In 2024, Nao Bustamante's work was included in Xican-a.o.x. Body, an expansive group exhibition that has traveled from Cheech Marin Center for Chicano Art & Culture at the Riverside Art Museum to the Pérez Art Museum Miami.

==Notable works==
- 1992 Indig/urrito: Performance commemorating the 500th anniversary of the Conquest of the Americas during which Bustamante "challenged the white men in the audience to go onstage to express their apologies for the years of oppression of indigenous peoples by eating a piece of a burrito that Bustamante had strapped on to her hips."
- 1992: Rosa Does Joan In arguably her most widely seen 'performance,' Nao created the character of "Rosa" the exhibitionist, to appear on the Joan Rivers Show. In this performance, Bustamante "becomes Rosa, a character or persona she devises for the purpose of guerrilla-style stunt performance." As Rosa, she tells Rivers about her sexual exploits while a psychiatrist, Dr. Georgia Witkin, determines how authentic she is as an exhibitionist.
- 1996-1998: STUFF! with Coco Fusco: Performance which explores sexual and spiritual tourism and its impact on Latin women, based on interviews with Cuban sex workers and child street vendors in Chiapas, Mexico.
- 1995: America the Beautiful: Extended reflection on the social forces that confine and contain feminine creativity, using her own body as a canvas.
- 1998: The Chain South: This was a satire piece focused on the corporate and pop-cultural relations between Mexico and the U.S. Bustamante portrays "Ronaldo McDonaldo." Director Miguel Calderon appears in the piece.
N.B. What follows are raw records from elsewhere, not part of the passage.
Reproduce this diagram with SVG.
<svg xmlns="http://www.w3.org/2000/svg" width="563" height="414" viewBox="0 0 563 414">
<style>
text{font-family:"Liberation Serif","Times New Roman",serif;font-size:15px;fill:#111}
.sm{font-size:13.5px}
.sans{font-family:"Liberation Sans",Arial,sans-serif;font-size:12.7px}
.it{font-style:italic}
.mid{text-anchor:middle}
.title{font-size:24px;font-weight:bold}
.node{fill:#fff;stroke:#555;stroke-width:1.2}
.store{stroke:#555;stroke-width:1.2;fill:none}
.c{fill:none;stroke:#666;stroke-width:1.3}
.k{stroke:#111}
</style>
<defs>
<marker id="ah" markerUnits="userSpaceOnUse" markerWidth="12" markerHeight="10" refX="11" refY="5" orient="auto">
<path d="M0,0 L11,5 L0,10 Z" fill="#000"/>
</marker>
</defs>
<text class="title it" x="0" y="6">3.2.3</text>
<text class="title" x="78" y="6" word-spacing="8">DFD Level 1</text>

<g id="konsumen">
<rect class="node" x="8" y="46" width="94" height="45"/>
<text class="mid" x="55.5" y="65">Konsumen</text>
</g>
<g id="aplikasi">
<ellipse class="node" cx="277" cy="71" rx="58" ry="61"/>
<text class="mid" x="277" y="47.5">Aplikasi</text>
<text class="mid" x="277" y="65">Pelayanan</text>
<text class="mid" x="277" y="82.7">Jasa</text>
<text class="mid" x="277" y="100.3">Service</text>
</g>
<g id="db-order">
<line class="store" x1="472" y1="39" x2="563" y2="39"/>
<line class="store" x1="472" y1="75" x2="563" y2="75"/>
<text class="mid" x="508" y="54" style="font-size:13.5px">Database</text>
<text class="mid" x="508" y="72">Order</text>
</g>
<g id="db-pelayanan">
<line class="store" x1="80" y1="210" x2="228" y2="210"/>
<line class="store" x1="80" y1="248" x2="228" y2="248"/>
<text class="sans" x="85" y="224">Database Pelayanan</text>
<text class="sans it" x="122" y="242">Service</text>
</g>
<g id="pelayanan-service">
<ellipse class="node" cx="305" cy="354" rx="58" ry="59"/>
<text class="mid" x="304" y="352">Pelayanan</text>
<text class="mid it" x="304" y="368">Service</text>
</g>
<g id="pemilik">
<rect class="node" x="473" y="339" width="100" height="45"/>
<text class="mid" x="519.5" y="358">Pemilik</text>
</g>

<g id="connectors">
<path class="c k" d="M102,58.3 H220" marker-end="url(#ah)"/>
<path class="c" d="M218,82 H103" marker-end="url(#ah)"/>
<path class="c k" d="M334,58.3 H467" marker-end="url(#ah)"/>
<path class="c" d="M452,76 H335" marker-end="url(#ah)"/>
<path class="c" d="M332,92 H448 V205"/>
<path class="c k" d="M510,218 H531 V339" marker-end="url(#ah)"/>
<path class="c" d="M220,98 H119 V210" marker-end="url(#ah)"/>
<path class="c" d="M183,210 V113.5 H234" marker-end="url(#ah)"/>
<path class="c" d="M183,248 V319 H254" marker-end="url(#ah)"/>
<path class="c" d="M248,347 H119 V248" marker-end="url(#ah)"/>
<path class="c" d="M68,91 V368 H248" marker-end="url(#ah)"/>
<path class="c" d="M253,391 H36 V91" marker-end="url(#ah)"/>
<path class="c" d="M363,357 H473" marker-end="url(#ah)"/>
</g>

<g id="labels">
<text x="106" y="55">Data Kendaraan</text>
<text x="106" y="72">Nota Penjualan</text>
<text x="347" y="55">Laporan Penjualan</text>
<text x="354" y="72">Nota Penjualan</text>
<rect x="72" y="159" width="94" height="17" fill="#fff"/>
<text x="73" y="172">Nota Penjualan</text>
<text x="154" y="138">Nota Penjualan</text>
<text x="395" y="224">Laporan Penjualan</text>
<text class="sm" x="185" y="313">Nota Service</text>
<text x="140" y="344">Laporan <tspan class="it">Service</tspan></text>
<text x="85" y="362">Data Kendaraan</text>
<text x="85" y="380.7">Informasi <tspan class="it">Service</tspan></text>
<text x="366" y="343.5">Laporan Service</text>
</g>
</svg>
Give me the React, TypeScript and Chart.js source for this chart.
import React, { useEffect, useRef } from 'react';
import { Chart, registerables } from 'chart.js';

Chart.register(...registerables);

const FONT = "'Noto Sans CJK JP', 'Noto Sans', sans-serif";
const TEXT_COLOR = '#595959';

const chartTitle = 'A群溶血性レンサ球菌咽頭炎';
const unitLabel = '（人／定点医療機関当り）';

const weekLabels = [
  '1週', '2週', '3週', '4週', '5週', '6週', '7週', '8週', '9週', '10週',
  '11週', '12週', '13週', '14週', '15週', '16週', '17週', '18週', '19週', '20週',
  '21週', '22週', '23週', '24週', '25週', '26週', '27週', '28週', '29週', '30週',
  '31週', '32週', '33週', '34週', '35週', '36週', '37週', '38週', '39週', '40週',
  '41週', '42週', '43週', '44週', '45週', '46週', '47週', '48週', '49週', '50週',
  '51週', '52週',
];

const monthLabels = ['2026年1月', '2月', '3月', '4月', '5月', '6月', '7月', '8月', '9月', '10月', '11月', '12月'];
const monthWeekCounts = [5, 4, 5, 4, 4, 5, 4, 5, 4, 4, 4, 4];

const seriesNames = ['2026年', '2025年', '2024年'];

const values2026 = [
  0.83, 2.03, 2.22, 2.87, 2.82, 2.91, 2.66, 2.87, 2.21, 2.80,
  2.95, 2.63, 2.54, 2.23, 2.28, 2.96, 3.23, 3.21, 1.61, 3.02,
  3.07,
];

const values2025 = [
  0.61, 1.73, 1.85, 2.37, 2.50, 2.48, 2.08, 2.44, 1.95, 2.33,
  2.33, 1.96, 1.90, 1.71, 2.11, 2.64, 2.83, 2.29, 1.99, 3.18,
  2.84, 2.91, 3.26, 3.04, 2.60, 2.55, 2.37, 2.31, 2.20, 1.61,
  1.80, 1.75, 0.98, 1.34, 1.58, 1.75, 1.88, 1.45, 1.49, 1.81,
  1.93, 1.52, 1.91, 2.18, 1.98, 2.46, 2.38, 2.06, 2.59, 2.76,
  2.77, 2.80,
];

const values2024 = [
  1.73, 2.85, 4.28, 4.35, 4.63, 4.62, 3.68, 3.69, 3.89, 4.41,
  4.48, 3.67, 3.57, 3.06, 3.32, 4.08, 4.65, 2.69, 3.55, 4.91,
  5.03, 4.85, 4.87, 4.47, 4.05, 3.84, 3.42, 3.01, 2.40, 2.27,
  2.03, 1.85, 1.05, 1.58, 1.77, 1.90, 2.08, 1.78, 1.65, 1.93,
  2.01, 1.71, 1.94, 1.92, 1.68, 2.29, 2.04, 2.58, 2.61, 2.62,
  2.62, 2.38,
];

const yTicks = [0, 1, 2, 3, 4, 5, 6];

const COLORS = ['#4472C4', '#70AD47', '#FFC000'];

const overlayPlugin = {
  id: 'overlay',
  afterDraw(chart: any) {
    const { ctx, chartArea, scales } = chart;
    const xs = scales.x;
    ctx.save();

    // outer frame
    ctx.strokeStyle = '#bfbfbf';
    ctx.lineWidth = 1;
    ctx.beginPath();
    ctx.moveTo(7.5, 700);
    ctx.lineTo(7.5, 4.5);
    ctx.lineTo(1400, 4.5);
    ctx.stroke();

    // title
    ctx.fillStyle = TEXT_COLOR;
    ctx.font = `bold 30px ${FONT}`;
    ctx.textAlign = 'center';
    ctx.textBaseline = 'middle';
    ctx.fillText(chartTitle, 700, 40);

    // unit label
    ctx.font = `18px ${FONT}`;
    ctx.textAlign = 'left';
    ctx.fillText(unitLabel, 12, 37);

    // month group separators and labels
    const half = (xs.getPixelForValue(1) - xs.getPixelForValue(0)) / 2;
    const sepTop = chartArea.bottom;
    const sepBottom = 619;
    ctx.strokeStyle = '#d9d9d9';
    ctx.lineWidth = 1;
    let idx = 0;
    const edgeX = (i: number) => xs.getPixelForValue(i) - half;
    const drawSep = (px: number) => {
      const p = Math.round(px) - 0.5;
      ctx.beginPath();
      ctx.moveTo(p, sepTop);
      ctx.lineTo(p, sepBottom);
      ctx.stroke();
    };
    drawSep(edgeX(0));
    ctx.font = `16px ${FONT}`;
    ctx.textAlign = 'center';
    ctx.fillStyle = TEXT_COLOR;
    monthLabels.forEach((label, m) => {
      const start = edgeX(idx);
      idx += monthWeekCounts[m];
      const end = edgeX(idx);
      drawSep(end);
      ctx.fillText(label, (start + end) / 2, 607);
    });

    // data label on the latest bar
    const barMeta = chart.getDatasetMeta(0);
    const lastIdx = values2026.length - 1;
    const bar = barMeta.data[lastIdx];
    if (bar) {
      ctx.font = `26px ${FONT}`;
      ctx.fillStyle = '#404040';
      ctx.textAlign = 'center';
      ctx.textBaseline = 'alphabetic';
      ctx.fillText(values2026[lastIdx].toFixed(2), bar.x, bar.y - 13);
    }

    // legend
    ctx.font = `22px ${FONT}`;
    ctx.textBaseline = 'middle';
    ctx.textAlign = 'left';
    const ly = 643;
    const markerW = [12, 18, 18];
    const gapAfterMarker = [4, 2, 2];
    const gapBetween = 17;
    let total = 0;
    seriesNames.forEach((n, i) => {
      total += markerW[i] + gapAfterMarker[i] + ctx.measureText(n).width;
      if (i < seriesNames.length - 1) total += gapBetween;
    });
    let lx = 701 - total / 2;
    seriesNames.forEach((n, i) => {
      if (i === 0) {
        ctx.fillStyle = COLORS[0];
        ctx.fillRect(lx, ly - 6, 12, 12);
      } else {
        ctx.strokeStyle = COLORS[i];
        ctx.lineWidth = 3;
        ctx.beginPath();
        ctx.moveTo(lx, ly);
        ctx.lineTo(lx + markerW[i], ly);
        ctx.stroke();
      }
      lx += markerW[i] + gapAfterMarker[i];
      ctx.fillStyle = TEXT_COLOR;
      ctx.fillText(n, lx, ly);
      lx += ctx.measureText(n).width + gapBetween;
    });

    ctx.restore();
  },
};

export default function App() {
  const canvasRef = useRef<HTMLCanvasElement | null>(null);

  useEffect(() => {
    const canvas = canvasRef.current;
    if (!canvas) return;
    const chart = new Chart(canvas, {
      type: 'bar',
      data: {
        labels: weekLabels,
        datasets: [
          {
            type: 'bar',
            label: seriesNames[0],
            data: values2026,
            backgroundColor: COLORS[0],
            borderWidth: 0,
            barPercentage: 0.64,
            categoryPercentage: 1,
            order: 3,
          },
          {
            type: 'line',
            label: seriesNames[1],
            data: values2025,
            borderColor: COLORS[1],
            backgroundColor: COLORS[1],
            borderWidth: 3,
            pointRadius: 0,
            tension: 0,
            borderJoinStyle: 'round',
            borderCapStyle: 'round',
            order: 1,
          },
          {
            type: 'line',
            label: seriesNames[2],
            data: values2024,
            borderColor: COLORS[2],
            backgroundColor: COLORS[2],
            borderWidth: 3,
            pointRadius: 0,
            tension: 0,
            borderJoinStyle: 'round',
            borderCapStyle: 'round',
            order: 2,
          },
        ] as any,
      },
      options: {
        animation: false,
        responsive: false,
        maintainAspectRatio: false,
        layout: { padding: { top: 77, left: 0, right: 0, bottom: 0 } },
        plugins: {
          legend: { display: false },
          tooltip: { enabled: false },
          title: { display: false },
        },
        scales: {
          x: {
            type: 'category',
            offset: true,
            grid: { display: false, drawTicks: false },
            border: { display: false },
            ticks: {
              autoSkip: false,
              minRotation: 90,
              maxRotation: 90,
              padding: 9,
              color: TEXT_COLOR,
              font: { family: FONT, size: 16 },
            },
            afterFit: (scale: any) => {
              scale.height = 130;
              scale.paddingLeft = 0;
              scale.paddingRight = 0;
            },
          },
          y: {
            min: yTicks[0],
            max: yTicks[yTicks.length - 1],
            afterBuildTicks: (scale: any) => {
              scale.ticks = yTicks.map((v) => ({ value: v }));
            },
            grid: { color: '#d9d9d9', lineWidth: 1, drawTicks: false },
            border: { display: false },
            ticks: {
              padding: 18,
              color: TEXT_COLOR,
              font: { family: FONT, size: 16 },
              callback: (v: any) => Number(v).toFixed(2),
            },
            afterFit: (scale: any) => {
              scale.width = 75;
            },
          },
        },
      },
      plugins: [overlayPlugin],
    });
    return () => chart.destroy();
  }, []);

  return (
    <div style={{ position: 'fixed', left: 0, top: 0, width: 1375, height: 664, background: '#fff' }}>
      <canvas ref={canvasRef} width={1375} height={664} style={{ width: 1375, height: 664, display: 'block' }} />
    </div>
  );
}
- 2001: Sparkler: This performance includes Nao posing vulnerably with a sparkler behind her in low light.
- 2003: Neopolitan: Video installation that includes a loop tape of the artist breaking out into spontaneous sobbing. The TV playing the loop is covered by a multicolored cozy that was crocheted by the artist, among other crocheted items. The installation, according to cultural critic José Esteban Muñoz, is "an illustration of the depressive position and its connection to minoritarian aesthetic and political practice."
- 2006 - 2007: Hero: Multimedia feature-length performance using video. Bustamanate transforms from princess to hag in the course of performance, incorporating video and storytelling.
- 2007: Wow and Now: A Celebration of Feminist and Queer Performance. Curated by Nao Bustamente, Karen Finley, and Jose Estaban Munoz, November 10, 2007, Joe's Pub, New York City.
- 2009: "Given Over to Want"
- 2010 Silver and Gold: performance at The Sundance Film Festival that began with Bustamante dressed in a beekeepers outfit frolicking through a green forest. The film then progresses, and "things start to happen [...] that can't be described in a family newspaper." According to Bustamante the film was a homage to "Maria Montez, the 1940s Dominican film star, and muse and legendary filmmaker, Jack Smith."
- 2013 Tableau: Short fictional film about an experimental filmmaker, JT, as he attempts to complete his apocalyptic film while being interrupted by his tween neighbor. The film premiered at Outfest LA Film Festival. The film can be viewed online.
- 2015 Soldadera: Exhibition at the Vincent Price Art Museum. Features a documentary film of Bustamante's journey to Guadalaraja to meet 127-year old Soldadera Leandra Becerra Lumbreras, at the time the last survivor of the Mexican revolution. Bustamante also produced a bullet-proof dress titled "Tierra y Libertad - Kevlar 2945" and rebozo inspired by an image of a group of armed women dressed in Edwardian gowns. The dress is worn in a performance captured in the video "Test Shoot" where Bustamante wears the dress as she is fired at with a rifle.
- 2023 Brown Disco: a glowing uncanny brown disco ball that Bustamante constructed especially OCDChinatown. Text provided for the work as follows: "Escape your professional obligations and post-covid anxiety to slow your heart rate in Bustamante’s laid-back LA answer to the Bushwick day rave."